Answering a few questions in one place.
On Fri, Nov 18, 2011 at 10:29 AM, Brion Vibber <brion(a)wikimedia.org> wrote:
Hmm... what I'd expect is that if one ES save target database is in
read-only, the system should cycle through to the next available one that
is working -- the save should then succeed transparently.
Do we not have that sort of write failover logic, or are *all* ES clusters
getting locked somehow?
The last step of the maintenance was to switch the master for article
writes from ms3 to es3. In order to make sure no data is lost during
the transition, I marked the master read-only for the duration of the
switch. Given that there is only one ES target database to which
writes are sent (currently es3), there is nowhere to which to
failover. (All slaves run read-only all the time.)

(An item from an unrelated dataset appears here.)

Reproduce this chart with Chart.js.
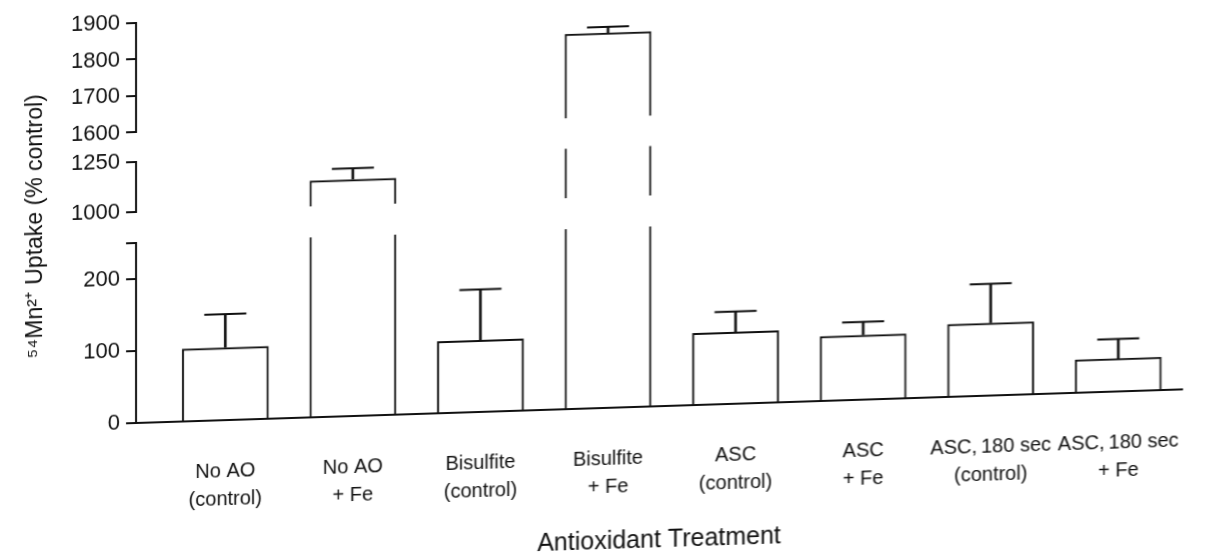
<!DOCTYPE html>
<html>
<head>
<meta charset="utf-8">
<title>54Mn uptake by antioxidant treatment</title>
<script src="https://cdn.jsdelivr.net/npm/chart.js@4/dist/chart.umd.min.js"></script>
<style>
  html, body { margin: 0; padding: 0; background: #fff; overflow: hidden; }
  /* the scanned figure sits slightly askew, so lean the whole drawing the same way */
  #wrap { position: relative; width: 1205px; height: 600px; transform-origin: 136px 423px; transform: skewY(-1.84deg); }
</style>
</head>
<body>
<div id="wrap"><canvas id="uptakeBar"></canvas></div>
<script>
// treatment groups (two-line labels)
const treatments = [
  ['No AO', '(control)'], ['No AO', '+ Fe'],
  ['Bisulfite', '(control)'], ['Bisulfite', '+ Fe'],
  ['ASC', '(control)'], ['ASC', '+ Fe'],
  ['ASC,\u2009180 sec', '(control)'], ['ASC,\u2009180 sec', '+ Fe']
];

// 54Mn2+ uptake, % control, and the error bar above each bar
const uptake = [101, 1130, 100, 1832, 100, 90, 101, 46];
const uptakeErr = [46, 55, 70, 16, 28, 18, 54, 27];

// broken y axis: tick values of each piece (bottom piece ends in an unlabelled cap at 250)
const lowTicks = [0, 100, 200, 250];
const lowLabels = ['0', '100', '200', ''];
const midTicks = [1000, 1250];
const topTicks = [1600, 1700, 1800, 1900];

const ink = '#111';
const family = "'Liberation Sans', Arial, sans-serif";

// pieces of the axis, bottom to top
const pieces = [
  { id: 'yLow', min: 0, max: 250, ticks: lowTicks, labels: lowLabels, weight: 181 },
  { id: 'yMid', min: 1000, max: 1250, ticks: midTicks, labels: midTicks.map(String), weight: 50 },
  { id: 'yTop', min: 1600, max: 1900, ticks: topTicks, labels: topTicks.map(String), weight: 110 }
];
const gapWeights = [31, 30]; // blank space above yLow and above yMid

const datasets = [];
pieces.forEach(p => {
  const bars = [], stems = [], caps = [];
  uptake.forEach((v, i) => {
    if (v > p.min) {
      bars.push({ x: i, y: [p.min, Math.min(v, p.max)], cut: v > p.max });
    }
    const e = v + uptakeErr[i];
    if (v >= p.min && e <= p.max) {
      stems.push({ x: i, y: [v, e] });
      caps.push({ x: i, y: e });
    }
  });
  datasets.push({
    type: 'bar', yAxisID: p.id, data: bars, grouped: false,
    backgroundColor: 'rgba(255,255,255,0)', borderColor: ink,
    borderWidth: c => ({ left: 2, right: 2, bottom: 0, top: (c.raw && c.raw.cut) ? 0 : 2 }),
    borderSkipped: 'start', barPercentage: 0.68, categoryPercentage: 1
  });
  datasets.push({
    type: 'bar', yAxisID: p.id, data: stems, grouped: false,
    backgroundColor: ink, borderWidth: 0, barThickness: 2
  });
  datasets.push({
    type: 'line', yAxisID: p.id, data: caps, showLine: false,
    pointStyle: 'line', pointRadius: 21, pointHoverRadius: 21,
    pointBorderWidth: 2, pointBorderColor: ink, borderColor: ink
  });
});

function pieceScale(p) {
  return {
    type: 'linear', position: 'left', stack: 'y', stackWeight: p.weight,
    min: p.min, max: p.max,
    afterBuildTicks: s => { s.ticks = p.ticks.map(v => ({ value: v })); },
    afterFit: s => { s.width = 76; },
    grid: { display: true, drawOnChartArea: false, drawTicks: true, tickLength: 10, color: ink, lineWidth: 2 },
    border: { display: true, color: ink, width: 2 },
    ticks: { autoSkip: false, padding: 6, color: ink, font: { family: family, size: 22 }, callback: (v, i) => p.labels[i] }
  };
}

function gapScale(w) {
  return {
    type: 'linear', position: 'left', stack: 'y', stackWeight: w, min: 0, max: 1,
    afterFit: s => { s.width = 76; },
    grid: { display: false }, border: { display: false }, ticks: { display: false }
  };
}

// left boxes are laid out last-defined first, so list them bottom to top
const scales = {
  x: {
    type: 'linear', min: -0.7, max: 7.5, offset: false,
    afterBuildTicks: s => { s.ticks = treatments.map((t, i) => ({ value: i })); },
    // fixed height, and no extra side room for the end labels
    afterFit: s => { s.height = 177; s.paddingLeft = 0; s.paddingRight = 0; },
    grid: { display: false },
    border: { display: true, color: ink, width: 2 },
    ticks: { autoSkip: false, maxRotation: 0, padding: 29, color: ink,
             font: { family: family, size: 20, lineHeight: 1.4 }, callback: v => treatments[v] },
    title: { display: true, text: 'Antioxidant Treatment', color: ink,
             font: { family: family, size: 25 }, padding: { top: 0, bottom: 28 } }
  },
  yLow: pieceScale(pieces[0]),
  gapLow: gapScale(gapWeights[0]),
  yMid: pieceScale(pieces[1]),
  gapMid: gapScale(gapWeights[1]),
  yTop: pieceScale(pieces[2]),
  yTitle: {
    type: 'linear', position: 'left', min: 0, max: 1,
    afterFit: s => { s.width = 60; },
    grid: { display: false }, border: { display: false }, ticks: { display: false },
    title: { display: true, text: '\u2075\u2074Mn\u00b2\u207a Uptake (% control)', color: ink,
             font: { family: family, size: 23 }, padding: { top: 22, bottom: 0 } }
  }
};

const ctx = document.getElementById('uptakeBar');
const uptakeChart = new Chart(ctx, {
  type: 'bar',
  data: { datasets: datasets },
  options: {
    responsive: true, maintainAspectRatio: false, animation: false,
    layout: { padding: { top: 21, right: 18, bottom: 0, left: 0 } },
    plugins: { legend: { display: false }, tooltip: { enabled: false } },
    scales: scales
  }
});
</script>
</body>
</html>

On Fri, Nov 18, 2011 at 2:48 PM, Platonides <Platonides(a)gmail.com> wrote:
On 18/11/11 18:51, Ben Hartshorne wrote:
Hi everyone,
I just posted a
note<http://blog.wikimedia.org/2011/11/18/nobody-notices-when-its-not-br…
the blog about our new external store but wanted to add a few details
here. The deploy went smoothly, and I'm very happy with how the project
progressed overall.
I thought the ES apaches had disappeared time ago. Maybe those were just
the memcached apaches.
'fraid not. The ES apaches were removed from service as part of this
deploy; it happened on Nov.9th at 19:36 <ref>
http://wikitech.wikimedia.org/view/Server_admin_log</ref>
The project
originally included recompressing all of the object types in
the external store databases, continuing the work that was started in
2010.
Are you aware of
https://bugzilla.wikimedia.org/20757#c9 ?

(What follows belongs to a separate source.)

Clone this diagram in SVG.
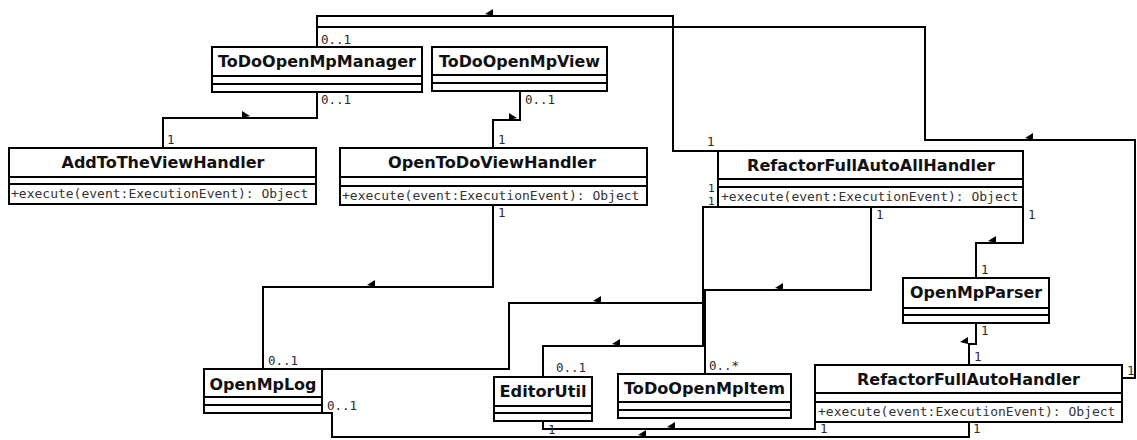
<svg xmlns="http://www.w3.org/2000/svg" xmlns:xlink="http://www.w3.org/1999/xlink" width="1137" height="440" viewBox="0 0 1137 440">
<style>
.box{fill:#fff;stroke:#000;stroke-width:2}
.sep{stroke:#000;stroke-width:2}
.title{font-family:"DejaVu Sans",sans-serif;font-weight:bold;font-size:16px;fill:#111;text-anchor:middle}
.op{font-family:"DejaVu Sans Mono","Liberation Mono",monospace;font-size:13px;fill:#333}
.lbl{font-family:"DejaVu Sans Mono","Liberation Mono",monospace;font-size:12.5px;fill:#2a2a2a}
.sm{font-size:11px}
.conn{fill:none;stroke:#000;stroke-width:2}
.ah{fill:#000}
</style>
<defs>
<polygon id="al" points="-4,-2 4,-7 4,0"/>
<polygon id="ar" points="4,-2 -4,-7 -4,0"/>
</defs>
<rect width="1137" height="440" fill="#fff"/>
<g id="connectors">
<path class="conn" d="M317,47 V16 H673 V151 H718"/>
<path class="conn" d="M317,27 H925 V140 H1135 V378 H1122"/>
<path class="conn" d="M317,92 V118 H163 V148"/>
<path class="conn" d="M520,91 V120 H493 V148"/>
<path class="conn" d="M493,205 V287 H263 V369"/>
<path class="conn" d="M322,369 H509 V303 H703 V207 H718"/>
<path class="conn" d="M543,377 V346 H703 V207"/>
<path class="conn" d="M705,374 V290 H871 V207"/>
<path class="conn" d="M1023,207 V243 H976 V278"/>
<path class="conn" d="M976,323 V344 H969 V365"/>
<path class="conn" d="M815,422 V429 H543 V421"/>
<path class="conn" d="M322,413 H332 V437 H969 V422"/>
<g class="ah">
<use xlink:href="#al" x="489" y="16"/>
<use xlink:href="#al" x="1029" y="140"/>
<use xlink:href="#ar" x="246" y="118"/>
<use xlink:href="#ar" x="513" y="120"/>
<use xlink:href="#al" x="371" y="287"/>
<use xlink:href="#al" x="597" y="303"/>
<use xlink:href="#al" x="616" y="346"/>
<use xlink:href="#al" x="779" y="290"/>
<use xlink:href="#al" x="992" y="243"/>
<use xlink:href="#al" x="964" y="344"/>
<use xlink:href="#al" x="671" y="429"/>
<use xlink:href="#al" x="642" y="437"/>
</g>
<g class="lbl">
<text x="321" y="44">0..1</text>
<text x="321" y="104">0..1</text>
<text x="525" y="104">0..1</text>
<text x="167" y="144">1</text>
<text x="498" y="144">1</text>
<text x="498" y="217">1</text>
<text x="268" y="365">0..1</text>
<text x="556" y="372">0..1</text>
<text x="709" y="370">0..*</text>
<text x="707" y="146">1</text>
<text class="sm" x="708" y="192">1</text>
<text class="sm" x="708" y="205">1</text>
<text x="876" y="219">1</text>
<text x="1028" y="219">1</text>
<text x="981" y="274">1</text>
<text x="981" y="335">1</text>
<text x="974" y="361">1</text>
<text x="1127" y="375">1</text>
<text x="548" y="434">1</text>
<text x="820" y="433">1</text>
<text x="973" y="433">1</text>
<text x="327" y="410">0..1</text>
</g>
</g>
<g id="ToDoOpenMpManager">
<rect class="box" x="212" y="47" width="210" height="45"/>
<line class="sep" x1="212" y1="76" x2="422" y2="76"/>
<line class="sep" x1="212" y1="84" x2="422" y2="84"/>
<text class="title" x="317" y="67" textLength="198" lengthAdjust="spacingAndGlyphs">ToDoOpenMpManager</text>
</g>
<g id="ToDoOpenMpView">
<rect class="box" x="432" y="47" width="175" height="44"/>
<line class="sep" x1="432" y1="75" x2="607" y2="75"/>
<line class="sep" x1="432" y1="83" x2="607" y2="83"/>
<text class="title" x="519.5" y="67" textLength="161" lengthAdjust="spacingAndGlyphs">ToDoOpenMpView</text>
</g>
<g id="AddToTheViewHandler">
<rect class="box" x="9" y="148" width="307" height="56"/>
<line class="sep" x1="9" y1="177" x2="316" y2="177"/>
<line class="sep" x1="9" y1="184" x2="316" y2="184"/>
<text class="title" x="163" y="168" textLength="203" lengthAdjust="spacingAndGlyphs">AddToTheViewHandler</text>
<text class="op" x="11" y="198">+execute(event:ExecutionEvent): Object</text>
</g>
<g id="OpenToDoViewHandler">
<rect class="box" x="340" y="148" width="307" height="57"/>
<line class="sep" x1="340" y1="177" x2="647" y2="177"/>
<line class="sep" x1="340" y1="186" x2="647" y2="186"/>
<text class="title" x="492" y="168" textLength="208" lengthAdjust="spacingAndGlyphs">OpenToDoViewHandler</text>
<text class="op" x="342" y="200">+execute(event:ExecutionEvent): Object</text>
</g>
<g id="RefactorFullAutoAllHandler">
<rect class="box" x="718" y="151" width="305" height="56"/>
<line class="sep" x1="718" y1="179" x2="1023" y2="179"/>
<line class="sep" x1="718" y1="187" x2="1023" y2="187"/>
<text class="title" x="871" y="171" textLength="248" lengthAdjust="spacingAndGlyphs">RefactorFullAutoAllHandler</text>
<text class="op" x="721" y="201">+execute(event:ExecutionEvent): Object</text>
</g>
<g id="OpenMpParser">
<rect class="box" x="903" y="278" width="146" height="45"/>
<line class="sep" x1="903" y1="308" x2="1049" y2="308"/>
<line class="sep" x1="903" y1="315" x2="1049" y2="315"/>
<text class="title" x="976" y="298" textLength="132" lengthAdjust="spacingAndGlyphs">OpenMpParser</text>
</g>
<g id="RefactorFullAutoHandler">
<rect class="box" x="815" y="365" width="307" height="57"/>
<line class="sep" x1="815" y1="393" x2="1122" y2="393"/>
<line class="sep" x1="815" y1="402" x2="1122" y2="402"/>
<text class="title" x="968.5" y="385" textLength="223" lengthAdjust="spacingAndGlyphs">RefactorFullAutoHandler</text>
<text class="op" x="818" y="416">+execute(event:ExecutionEvent): Object</text>
</g>
<g id="OpenMpLog">
<rect class="box" x="204" y="369" width="118" height="44"/>
<line class="sep" x1="204" y1="397" x2="322" y2="397"/>
<line class="sep" x1="204" y1="405" x2="322" y2="405"/>
<text class="title" x="263" y="390" textLength="107" lengthAdjust="spacingAndGlyphs">OpenMpLog</text>
</g>
<g id="EditorUtil">
<rect class="box" x="494" y="377" width="98" height="44"/>
<line class="sep" x1="494" y1="406" x2="592" y2="406"/>
<line class="sep" x1="494" y1="413" x2="592" y2="413"/>
<text class="title" x="543" y="397" textLength="87" lengthAdjust="spacingAndGlyphs">EditorUtil</text>
</g>
<g id="ToDoOpenMpItem">
<rect class="box" x="618" y="374" width="173" height="44"/>
<line class="sep" x1="618" y1="402" x2="791" y2="402"/>
<line class="sep" x1="618" y1="410" x2="791" y2="410"/>
<text class="title" x="704.5" y="394" textLength="161" lengthAdjust="spacingAndGlyphs">ToDoOpenMpItem</text>
</g>
</svg>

Are you very sure compressOld won't break anything? Anything that
touches text table has a big potential for data loss.
Yup! I left off what should have been the second half of that
sentence. "The project originally... but that goal was dropped after
discovering the dragons that lurked in that section of code." After
reading that bug and doing the investigation that generated
http://wikitech.wikimedia.org/view/Text_storage_data we decided that
it would be better to separate recompressing the old text from moving
it to new and more reliable hardware. Now that the move is complete,
we can start carefully probing into the recompression part again
(though this work has not yet been scheduled).
I spent some time doing verification that
things were behaving as
expected and it turns out they weren't. Upon examining the count of
different data types in the external store content, I found that some types
that are no longer supposed to be used were still getting created. I've
filed
https://bugzilla.wikimedia.org/show_bug.cgi?id=32478 to track the
investigation and resolution of those differences.
I found out the source of those 'gzip,external' entries: AbuseFilter.
Noted at the bug.
You and Brion both rock. Thank you for finding this! I look forward
to seeing that fix get in and then re-running the stats generation a
few more times to validate, over a period of time, that none of those
counters are moving in unexpected ways.
During the
deploy there was a brief (about 10 minute) period during which
article saves failed due to the external store databases being in read-only
mode. As expected, some folks showed up in IRC telling us of the
'problem'. After the migration was complete we brainstormed a bit in IRC
about good ways of informing editors of planned maintenance such as this
migration. The regular databases (s3, etc.) have a read-only mode flag so
that the affected wikis show a reasonable error, but the external store
databases are a little different. Because of the way they're spread out,
the outage of a specific database cluster does not affect specific language
projects, but instead affects a specific time range for all wikis.
Additionally, the currently writable external store database affects
article edits on all wikis.
You could have made everything read-only, too. It's a wider scope than
strictly needed, but I don't think it's that important to keep eg.
watchlist changeable if edits don't work.
I'll label that suggestion #5. :)
Thanks,
-ben